- Directed by: Lewis Allen
- Written by: Lawrence P. Bachmann Marcel Stellman
- Based on: novel The Lorelei by Lawrence Bachmann
- Produced by: George Pitcher Sam Lomberg executive Earl St. John
- Starring: Juliette Gréco O.W. Fischer Muriel Pavlow Marius Goring
- Cinematography: Geoffrey Unsworth
- Edited by: Russell Lloyd
- Music by: Ron Goodwin
- Production company: Rank Organisation
- Distributed by: Rank Film Distributors
- Release date: 6 April 1959;
- Running time: 95 minutes
- Country: United Kingdom
- Language: English

= Whirlpool (1959 film) =

1959 British film by Lewis Allen

Whirlpool is a 1959 British crime film directed by Lewis Allen and starring Juliette Gréco and O. W. Fischer. It was written by Laurence P. Bachmann and Marcel Stellman, based on Bachmann's 1957 novel The Lorelei.

==Plot summary==
A beautiful girl Lora asks Rolph if she can travel on his barge down the Rhine. Rolph agrees to this and helps her to escape the clutches of murderer Herman, who is obsessed with Lora.
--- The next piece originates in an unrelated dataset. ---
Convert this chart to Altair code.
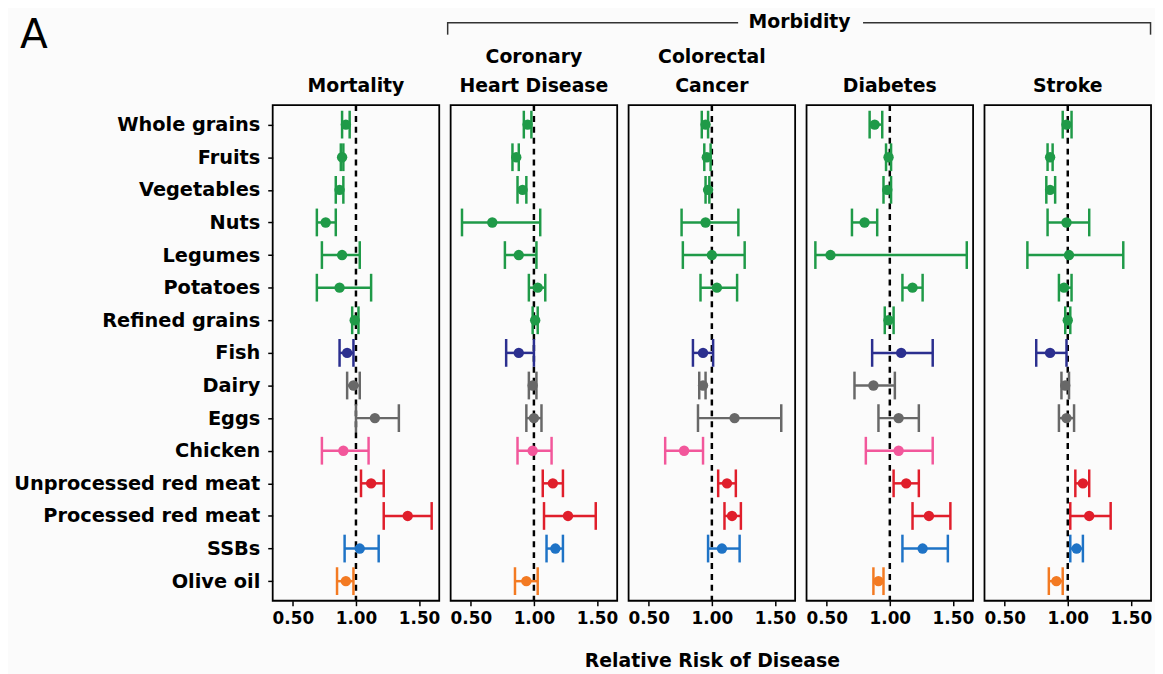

The local police approach Rolph and ask him to work together with them to lure Herman on board the barge using Lora as bait. Herman manages to hide on board and then takes control of Rolph's barge using a gun he has. Rolph and Lora manage to overpower Herman and throw him overboard where he is dragged under the barge into one of the side paddles where he is killed.

Lora is a cynical person, believing that no one would ever do anything to help her out of just friendship due to the hard life she has had. At the end of the film, Lora leaves with the police, while Rolph asks her to return to him one day to live with him on his barge on the European rivers.

== Cast ==
- Juliette Gréco as Lora
- O. W. Fischer as Rolph
- Muriel Pavlow as Dina
- Marius Goring as Georg
- William Sylvester as Herman
- Richard Palmer as Derek
- Peter Illing as Braun
- Geoffrey Bayldon as Wendel
- Lily Kann as Mrs. Steen
- Harold Kasket as Stiebel
- Victor Brooks as riverman
- George Mikell as German policeman
- Jack Sharp as barge man

==Production==
The film was originally known as Lorelei. Juliette Greco's signing was announced in August 1958. The same month Rank stated Hardy Kruger would play the male lead. However, not long afterwards O.W. Fisher was cast in the lead. Fisher was then one of the biggest stars in Germany and this was his first English language film although he had meant to star in My Man Godfrey (1957) in the US. His fee was a reported £30,000. He was one of a number of German stars signed by the Rank organisation to star in films after the success of Kurger in The One That Got Away (1957).

Filming started 1 September 1958 and took place at Pinewood Studios and on location in the Rhineland including Koblenz and Cologne. The film's sets were designed by the art director Jack Maxsted.

Greco's sister and mother had spent the war in a concentration camp while Greco had been in a Paris prison. She said she "hated" the Germans but accepted a part in Whirlpool "because I wanted to kill that hate".

However Greco clashed with Fisher during filming, saying "I have never been so insulted in my life as I have by this man Fisher. I would like to slap him in the face and knock him flat." Fisher, who was Austrian and did not serve in the army during the war, said in response, "Perhaps Miss Greco does not like me because I am a dedicated actor not interested in behaving like a film star, as she is. As an actress I think Miss Greco is a very good socialite."

In London, Greco later refused to attend a reception arranged by the German embassy in honour of the film.

The score from Ron Goodwin established him as a film composer.

==Reception==
The Monthly Film Bulletin wrote: "Whirlpool's cast and setting continue the Rank Organisation's pursuit of the European – and specifically the West German – market. But a series of postcard studies of the Rhine, a glowering performance by Juliette Greco and a relentlessly stolid one by O. W. Fischer are almost all the production has to offer. The basic suspense situation is familiar but still workable; here, unhappily, no concern has been expended on making it work. Shots of the murderous Herman skulking along the river bank are almost arbitrarily inserted into the travelogue Rhine journey and the tone of the whole adventure is lethargic and insipid."

Variety called it a "turgid drama with indifferent acting, flat dialog and uneven lensing."

Filmink called it "perhaps the least British film made by Rank (though Muriel Pavlow is in it). It is flat and dull, a real oddity."

The Guardian called it "a dull thriller".